Social media discourse on meat consumption

Peer reviewed / Manuscript (Original) received: 21 July 2023; Revision accepted 18 January 2024

Renegotiation and staging of human-animal relationships

Introduction

The Kassel Environmental and Cultural Festival, which has been held annually since the early 1990s, was organized without the sale of meat products for the first time in 2017. This decision by the organizers of the half-day regional festival attracted a great deal of national and, in some cases, international attention and led to a discussion about meat consumption with an emphasis on very different aspects such as the environment and climate, health, politics and ethics [1].

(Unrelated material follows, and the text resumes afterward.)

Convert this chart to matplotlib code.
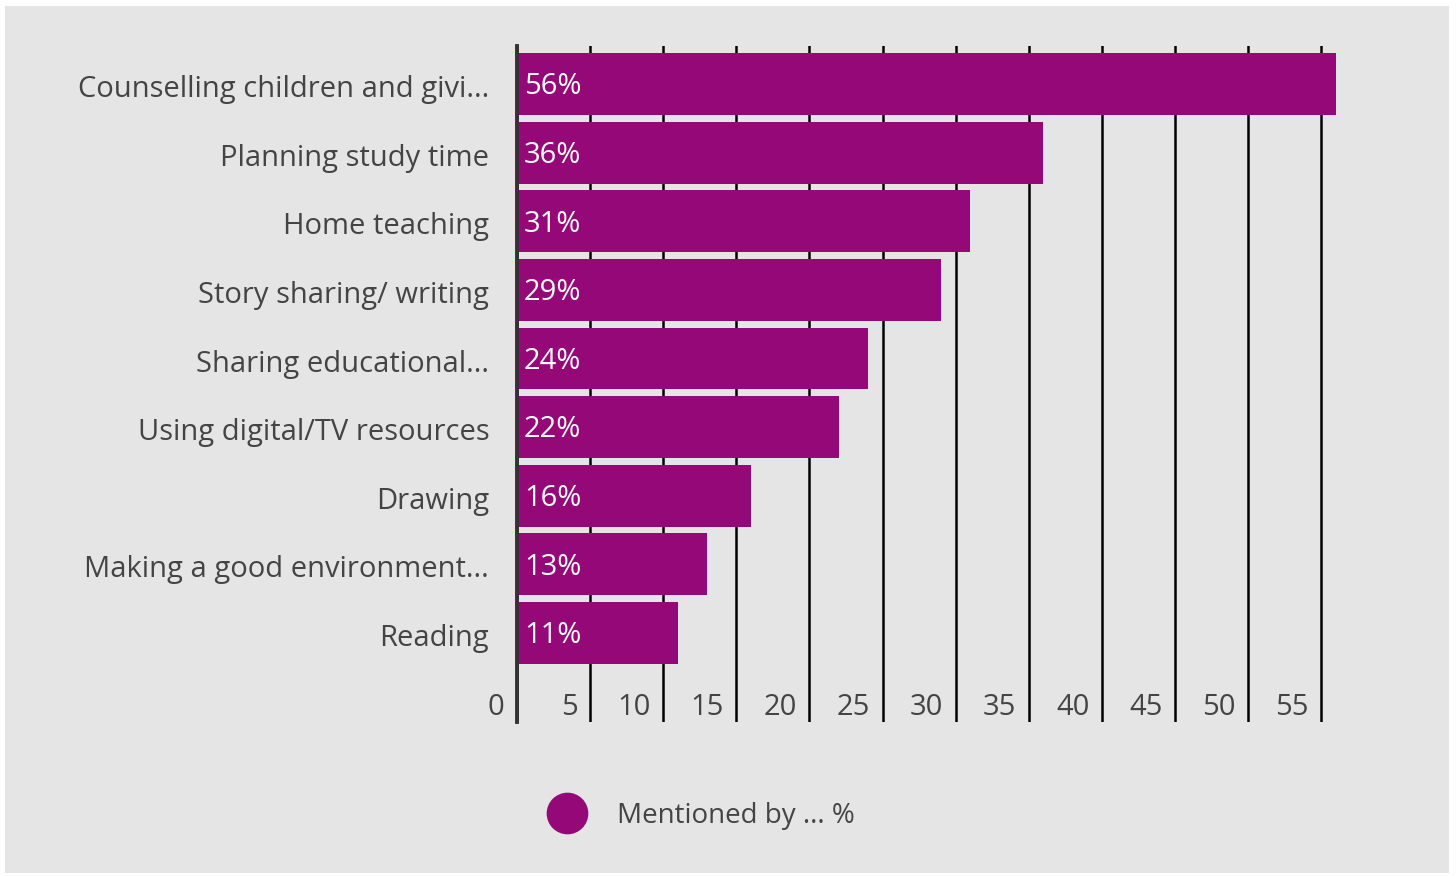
import matplotlib.pyplot as plt
from matplotlib.patches import Rectangle
from matplotlib.lines import Line2D
from matplotlib.transforms import ScaledTranslation
import numpy as np

categories = [
    "Counselling children and givi...",
    "Planning study time",
    "Home teaching",
    "Story sharing/ writing",
    "Sharing educational...",
    "Using digital/TV resources",
    "Drawing",
    "Making a good environment...",
    "Reading",
]
values = [56, 36, 31, 29, 24, 22, 16, 13, 11]
x_ticks = list(range(0, 60, 5))
legend_label = "Mentioned by ... %"

purple = "#950878"
bg = "#e5e5e5"
text_color = "#444444"

plt.rcParams["font.family"] = ["Open Sans", "DejaVu Sans"]

W, H = 1456, 876
fig = plt.figure(figsize=(W / 100, H / 100), dpi=100)
fig.patch.set_facecolor("white")
# grey panel inside a thin white border
fig.patches.append(
    Rectangle((5 / W, 1 - 873 / H), (1449 - 5) / W, (873 - 6) / H,
              transform=fig.transFigure, facecolor=bg, edgecolor="none", zorder=-10)
)

unit = 14.62
x0 = 517
xmax = 58
ax_top, ax_bot = 46, 722
ax = fig.add_axes([x0 / W, 1 - ax_bot / H, xmax * unit / W, (ax_bot - ax_top) / H])
ax.set_facecolor("none")

y = np.arange(len(categories))
ax.barh(y, values, height=0.9, color=purple, zorder=3)
ax.set_xlim(0, xmax)
ax.set_ylim(8 + 1.297, -0.554)

# vertical grid lines
ax.set_xticks(x_ticks)
ax.xaxis.grid(True, color="black", linewidth=1.8, zorder=1)
ax.set_axisbelow(True)
ax.tick_params(axis="x", length=0, labelbottom=False)

ax.set_yticks(y)
ax.set_yticklabels(categories, fontsize=21, color=text_color)
ax.tick_params(axis="y", length=0, pad=20)
shift = ScaledTranslation(0, -2 / 100, fig.dpi_scale_trans)
for lbl in ax.get_yticklabels():
    lbl.set_transform(lbl.get_transform() + shift)

for s in ["top", "right", "bottom"]:
    ax.spines[s].set_visible(False)
ax.spines["left"].set_color("#333333")
ax.spines["left"].set_linewidth(2.8)
ax.spines["left"].set_zorder(4)

# x tick labels sit just left of each grid line
for t in x_ticks:
    ax.annotate(str(t), xy=(t, 9.06), xytext=(-9, -1), textcoords="offset points",
                ha="right", va="center", fontsize=21, color=text_color)

# value labels inside the bars
for yi, v in zip(y, values):
    ax.annotate(f"{v}%", xy=(0, yi), xytext=(5, -2), textcoords="offset points",
                ha="left", va="center", fontsize=21, color="white", zorder=5)

handle = Line2D([], [], marker="o", linestyle="none", markersize=30,
                markerfacecolor=purple, markeredgecolor="none")
leg = fig.legend([handle], [legend_label], loc="center",
                 bbox_to_anchor=(697 / W, 1 - 816 / H), frameon=False,
                 fontsize=20, handletextpad=0.83, labelcolor=text_color)

fig.savefig("out.png", dpi=100, facecolor="white")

The festival is an exemplary occasion that has led to discussions about the modalities of meat consumption, i.e. the way in which meat is produced and consumed. The sometimes highly emotional discussions about eating meat point to the current need to renegotiate the (social) treatment of animals.
Many of today's discussions are carried out via social media. The meat-free Kassel environmental and cultural festival was also discussed in Facebook comments. The Facebook discussion about this festival was examined as an example in order to find out how meat consumption and the treatment of animals were staged on social media and to deduce which modalities of meat consumption are socially acceptable. ...

Abstract

The social renegotiation of the modalities of meat consumption and a social discomfort in the current treatment of ('farm') animals is evident in numerous discussions, which are also carried out in social media. As an example, a Facebook discussion – triggered by the renunciation of meat dishes at an annual Hessian environmental and cultural festival – was examined through discourse and content analysis in order to gain insight into the social acceptability of different meat consumption options through the self-presentation of the commentators. Factory farming, 'cheap meat' and large quantities of meat were viewed negatively and were not consumed in the commentators' self-presentation. Depending on the moral classification of animal use, more expensive meat from 'good' farming in small quantities or no meat as well as the respective type of consumption were rated positively. There was a questioning of the normality of so-called carnism, but the commentators did not automatically question meat consumption. It is not the fundamental requirement that is under discussion, but the necessary extent of the change.